You can check the pdf-document-layout-analysis service from here:
https://github.com/huridocs/pdf-document-layout-analysis
Start the service:
# With GPU support
make start
# Without GPU support [if you do not have a GPU on your system]
make start_no_gpu
Get the segments from a PDF:
curl -X POST -F 'file=@/PATH/TO/PDF/pdf_name.pdf' localhost:5080
Get only the text:
curl -X POST -F 'file=@/PATH/TO/PDF/pdf_name.pdf' localhost:5080/text
To stop the server:
make stop
- Docker Desktop 4.25.0 install link
- 4 GB RAM memory
- 6 GB GPU memory (if not, it will run with CPU)
As we mentioned at the Quick Start, you can use the service simply like this:
curl -X POST -F 'file=@/PATH/TO/PDF/pdf_name.pdf' localhost:5080
This will directly return the analysis results from the pdf-document-layout-analysis service. The output will return a list of SegmentBox elements and each SegmentBox element has this shape:
{
"left": Left position of the segment
"top": Top position of the segment
"width": Width of the segment
"height": Height of the segment
"page_number": Page number which the segment belongs to
"text": Text inside the segment
"type": Type of the segment (one of the categories mentioned above)
}
But you can also pass the types of the SegmentBoxes which you want to extract like:
curl -X POST -F 'file=@/PATH/TO/PDF/pdf_name.pdf' localhost:5080 -F "types=text title section_header list_item"

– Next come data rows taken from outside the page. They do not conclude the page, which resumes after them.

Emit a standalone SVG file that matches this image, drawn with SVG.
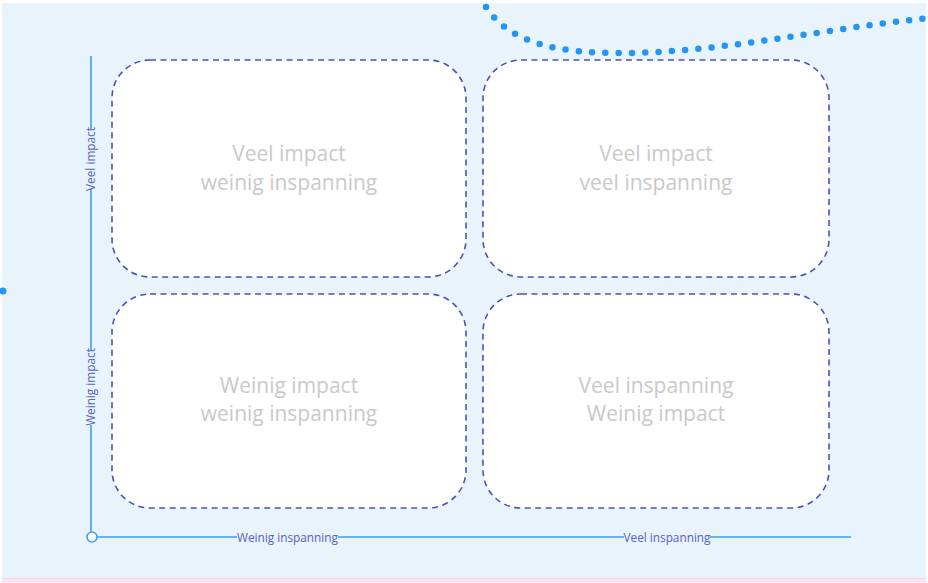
<svg xmlns="http://www.w3.org/2000/svg" width="928" height="583" viewBox="0 0 928 583">
<style>
.box{fill:#ffffff;stroke:#4a52b8;stroke-width:1.6;stroke-dasharray:6 4.5}
.qt{font-family:"Open Sans","Noto Sans",sans-serif;font-size:21px;fill:#c9c9c9;text-anchor:middle}
.ax{stroke:#3d9ff0;stroke-width:1.6;fill:none}
.al{font-family:"Open Sans","Noto Sans",sans-serif;font-size:11.8px;fill:#5661c0;text-anchor:middle;dominant-baseline:central}
</style>
<rect x="0" y="0" width="928" height="583" fill="#ffffff"/>
<rect x="2" y="3" width="924" height="575" fill="#e8f3fc"/>
<rect x="2" y="578" width="924" height="5" fill="#fbe4f1"/>
<line x1="2" y1="578.5" x2="926" y2="578.5" stroke="#f3d6e6" stroke-width="1"/>
<path d="M486,7 C510,44 560,53 620,53 C720,53 820,29 930,18" fill="none" stroke="#2196f3" stroke-width="6.5" stroke-linecap="round" stroke-dasharray="0 13.3"/>
<circle cx="3" cy="291" r="3.5" fill="#2196f3"/>
<g id="node-q1">
<rect class="box" x="112" y="60" width="354" height="217" rx="38"/>
<text class="qt" x="289" y="161">Veel impact</text>
<text class="qt" x="289" y="190">weinig inspanning</text>
</g>
<g id="node-q2">
<rect class="box" x="483" y="60" width="346" height="217" rx="38"/>
<text class="qt" x="656" y="161">Veel impact</text>
<text class="qt" x="656" y="190">veel inspanning</text>
</g>
<g id="node-q3">
<rect class="box" x="112" y="294" width="354" height="214" rx="38"/>
<text class="qt" x="289" y="393">Weinig impact</text>
<text class="qt" x="289" y="421">weinig inspanning</text>
</g>
<g id="node-q4">
<rect class="box" x="483" y="294" width="346" height="214" rx="38"/>
<text class="qt" x="656" y="393">Veel inspanning</text>
<text class="qt" x="656" y="421">Weinig impact</text>
</g>
<g id="connectors">
<line class="ax" x1="91" y1="56" x2="91" y2="129"/>
<line class="ax" x1="91" y1="189" x2="91" y2="350"/>
<line class="ax" x1="91" y1="425" x2="91" y2="532"/>
<line class="ax" x1="97" y1="537" x2="237" y2="537"/>
<line class="ax" x1="338" y1="537" x2="624" y2="537"/>
<line class="ax" x1="710" y1="537" x2="851" y2="537"/>
<circle cx="92" cy="537" r="5" fill="#ffffff" stroke="#3d9ff0" stroke-width="1.6"/>
<text class="al" transform="translate(90,159) rotate(-90)">Veel impact</text>
<text class="al" transform="translate(90,387) rotate(-90)">Weinig impact</text>
<text class="al" x="287.5" y="537">Weinig inspanning</text>
<text class="al" x="667" y="537">Veel inspanning</text>
</g>
</svg>
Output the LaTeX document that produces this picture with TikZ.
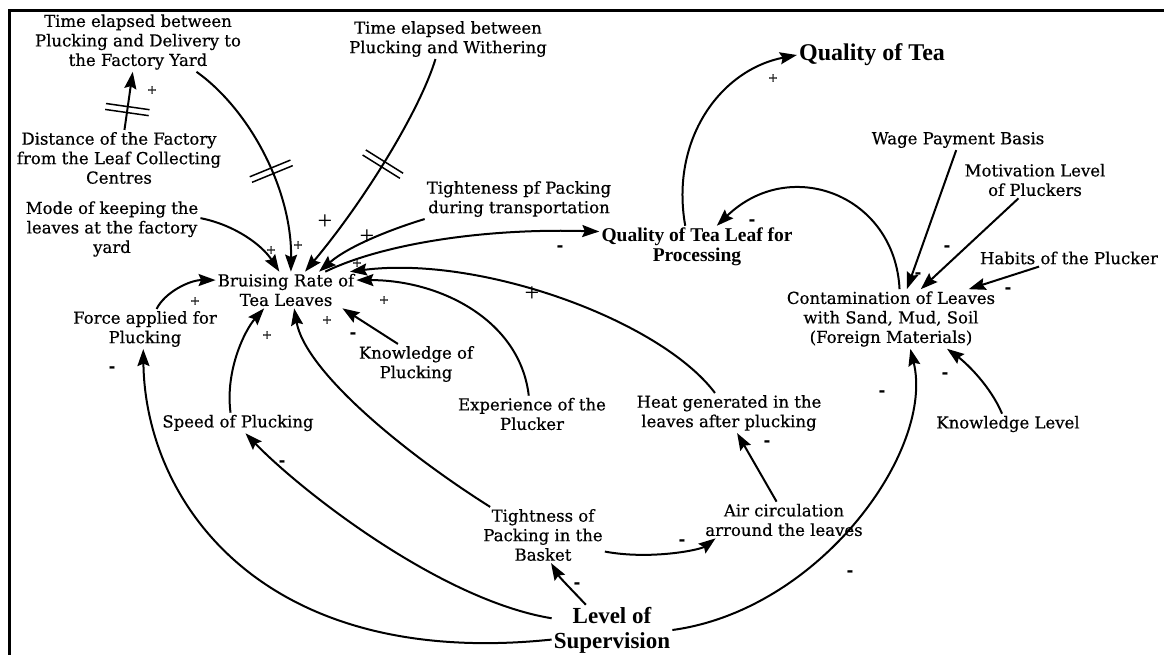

These are the types you can pass:
"Caption"
"Footnote"
"Formula"
"List_Item"
"Page_Footer"
"Page_Header"
"Picture"
"Section_Header"
"Table"
"Text"
"Title"
If you only want to get the contents in a single string, you can use this command:
curl -X POST -F 'file=@/PATH/TO/PDF/pdf_name.pdf' localhost:5080/text
This will only return the content information. Similarly, you can pass the types of the text you want to extract:
curl -X POST -F 'file=@/PATH/TO/PDF/pdf_name.pdf' localhost:5080/text -F "types=text title section_header list_item"
Also, if you want to get the results faster (but with slightly worse performance) you can run this command:,
curl -X POST -F 'file=@/PATH/TO/PDF/pdf_name.pdf' localhost:5080/fast
For getting only the contents with the fast method:
curl -X POST -F 'file=@/PATH/TO/PDF/pdf_name.pdf' localhost:5080/text_fast
You can pass the types to these endpoints too:
curl -X POST -F 'file=@/PATH/TO/PDF/pdf_name.pdf' localhost:5080/fast -F "types=text section_header list_item"
curl -X POST -F 'file=@/PATH/TO/PDF/pdf_name.pdf' localhost:5080/text_fast -F "types=text title"
For more information about models and this fast method, check this link.
And to stop the server, you can simply use this:
make stop